La prossima frontiera sarà l’integrazione tra banche dati fiscali, doganali e finanziarie, per affinare ulteriormente le analisi di rischio e ridurre il gap residuo sotto i 10 miliardi entro pochi anni.
Ogni progresso tecnologico porta con sé un rischio di squilibrio. La crescente interoperabilità dei dati fiscali apre questioni cruciali su privacy, sicurezza e tutela dei diritti. L’ipotesi di consentire all’amministrazione l’accesso diretto ai conti correnti, finora respinta, mostra quanto sia sottile il confine tra efficienza e invasività.

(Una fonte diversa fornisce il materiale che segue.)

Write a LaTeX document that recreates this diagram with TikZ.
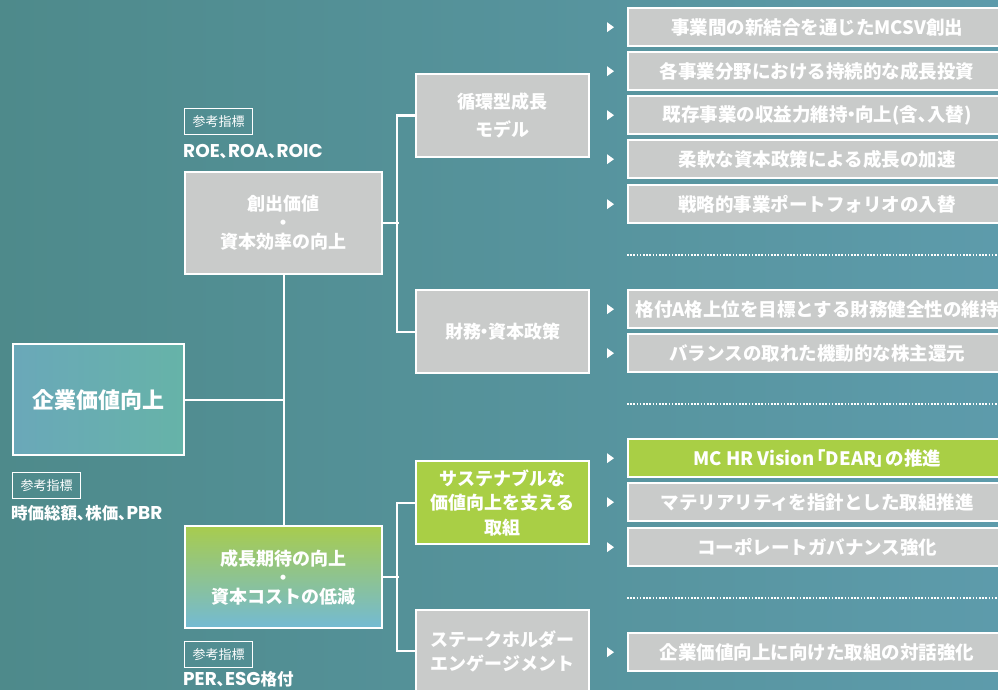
\documentclass[tikz,border=0pt]{standalone}
\usepackage{fontspec}
\setmainfont{Noto Sans CJK JP}
\newfontfamily\poppins{Poppins}
\usetikzlibrary{calc}
\definecolor{bgL}{HTML}{4E8A8B}
\definecolor{bgR}{HTML}{5D9BAB}
\definecolor{gbox}{HTML}{C9CBCA}
\definecolor{lgreen}{HTML}{A9CF45}
\definecolor{kL}{HTML}{6AA8B9}
\definecolor{kR}{HTML}{66B3A8}
\definecolor{sT}{HTML}{A8CC4E}
\definecolor{sB}{HTML}{73BAD4}
\newcommand\lt[1]{{\poppins\bfseries\fontsize{18.5}{18}\selectfont #1}}
\newcommand\nd{\kern-0.3em・\kern-0.3em}
\newcommand\tri[1]{\fill[white] ([shift={(-20pt,5pt)}]#1.west) -- ([shift={(-13pt,0pt)}]#1.west) -- ([shift={(-20pt,-5pt)}]#1.west) -- cycle;}
\begin{document}
\begin{tikzpicture}[x=1pt,y=-1pt,
  box/.style={draw=white, line width=2.4pt, fill=gbox, text=white, font=\bfseries, align=center, inner sep=0pt, anchor=north west},
  bigbox/.style={box, minimum width=197pt, minimum height=102pt, font=\bfseries\fontsize{18}{19}\selectfont},
  midbox/.style={box, minimum width=173pt, minimum height=83pt, font=\bfseries\fontsize{18}{24.5}\selectfont},
  rbox/.style={box, minimum width=378pt, minimum height=38pt, font=\bfseries\fontsize{18.5}{20}\selectfont},
  refbox/.style={draw=white, line width=1.2pt, text=white, font=\fontsize{13}{14}\selectfont, minimum width=68pt, minimum height=26pt, inner sep=0pt, anchor=north west},
  idx/.style={text=white, font=\bfseries\fontsize{16.5}{18}\selectfont, inner sep=0pt, anchor=west},
  conn/.style={draw=white, line width=2.4pt},
  dotline/.style={draw=white, line width=1.6pt, dash pattern=on 1.6pt off 1.6pt}]
\useasboundingbox (0,0) rectangle (998,690);
\clip (0,0) rectangle (998,690);
\shade[left color=bgL, right color=bgR] (0,0) rectangle (998,690);

% left column
\node[refbox] (ref1) at (184,108) {参考指標};
\node[idx] (roe) at (183,152) {\lt{ROE}､\lt{ROA}､\lt{ROIC}};
\node[bigbox] (soshutsu) at (184,171) {創出価値\\・\\資本効率の向上};
\node[box, minimum width=171pt, minimum height=111pt, left color=kL, right color=kR, font=\bfseries\fontsize{22}{24}\selectfont] (kigyo) at (12,343) {企業価値向上};
\node[refbox] (ref2) at (12,472) {参考指標};
\node[idx] (jika) at (11,513) {時価総額､株価､\lt{PBR}};
\node[bigbox, top color=sT, bottom color=sB] (seicho) at (184,525) {成長期待の向上\\・\\資本コストの低減};
\node[refbox] (ref3) at (184,641) {参考指標};
\node[idx] (per) at (183,679) {\lt{PER}､\lt{ESG}格付};

% middle column
\node[midbox, font=\bfseries\fontsize{18}{28}\selectfont] (junkan) at (415,73) {循環型成長\\モデル};
\node[midbox] (zaimu) at (415,289) {財務\nd 資本政策};
\node[midbox, fill=lgreen] (sustain) at (415,460) {サステナブルな\\価値向上を支える\\取組};
\node[midbox, minimum height=82pt] (stake) at (415,609) {ステークホルダー\\エンゲージメント};

% right column
\node[rbox] (r1) at (627,7) {事業間の新結合を通じたMCSV創出};
\node[rbox] (r2) at (627,51) {各事業分野における持続的な成長投資};
\node[rbox] (r3) at (627,95) {既存事業の収益力維持\nd 向上(含､入替)};
\node[rbox] (r4) at (627,139) {柔軟な資本政策による成長の加速};
\node[rbox] (r5) at (627,184) {戦略的事業ポートフォリオの入替};
\node[rbox] (r6) at (627,289) {格付A格上位を目標とする財務健全性の維持};
\node[rbox] (r7) at (627,333) {バランスの取れた機動的な株主還元};
\node[rbox, fill=lgreen] (r8) at (627,438) {MC HR Vision\kern-0.4em「DEAR\kern-0.1em」\kern-0.4em の推進};
\node[rbox] (r9) at (627,482) {マテリアリティを指針とした取組推進};
\node[rbox] (r10) at (627,527) {コーポレートガバナンス強化};
\node[rbox] (r11) at (627,632) {企業価値向上に向けた取組の対話強化};

\foreach \r in {r1,r2,r3,r4,r5,r6,r7,r8,r9,r10,r11} {\tri{\r}}

% dotted separators
\coordinate (d1a) at (627,255); \coordinate (d1b) at (998,255);
\coordinate (d2a) at (627,404); \coordinate (d2b) at (998,404);
\coordinate (d3a) at (627,598); \coordinate (d3b) at (998,598);
\draw[dotline] (d1a) -- (d1b);
\draw[dotline] (d2a) -- (d2b);
\draw[dotline] (d3a) -- (d3b);

% connectors
\draw[conn] (soshutsu.south) -- (seicho.north);
\draw[conn] (kigyo.east) -- (kigyo.east -| soshutsu.south);
\draw[conn] (junkan.west) -- ++(-18,0) |- (zaimu.west);
\draw[conn] (soshutsu.east) -- ++(16,0);
\draw[conn] (sustain.west) -- ++(-18,0) |- (stake.west);
\draw[conn] (seicho.east) -- ++(16,0);
\end{tikzpicture}
\end{document}
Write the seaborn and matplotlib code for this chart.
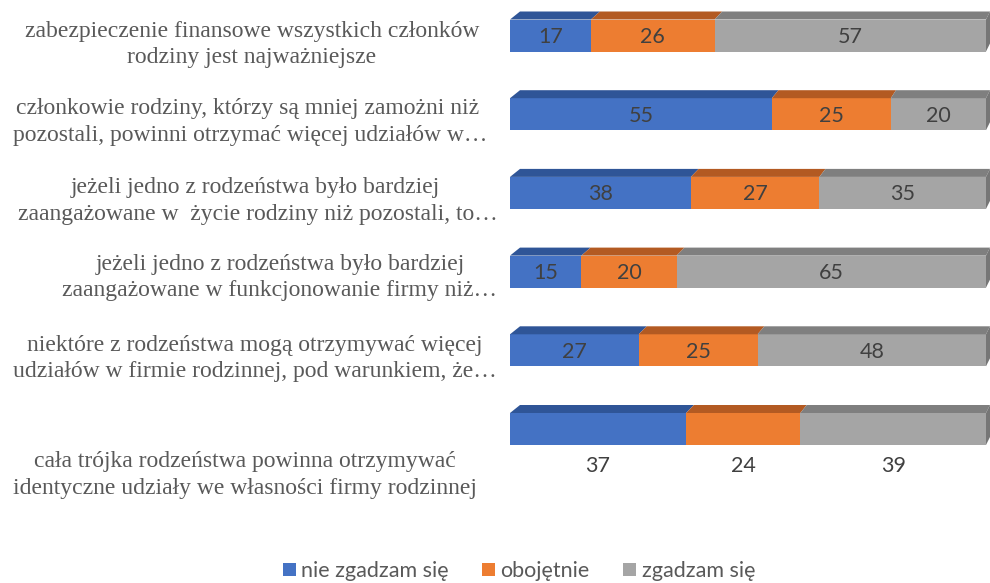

La vera chiave, anche qui, è la fiducia: solo un uso etico, trasparente e proporzionato della tecnologia potrà consolidare il rapporto tra cittadini e Stato.
Il successo della digitalizzazione fiscale non si misura solo nei miliardi recuperati, ma nel cambio culturale che innesca. Quando la trasparenza diventa routine e la tecnologia serve a semplificare, non a sorvegliare, allora anche l’idea di fisco cambia volto. L’Italia, con tutte le sue contraddizioni, ha dimostrato che innovare si può. Ora serve la fase due: trasformare la tecnologia in fiducia e, la fiducia in crescita.
Un passo alla volta, ma nella direzione giusta.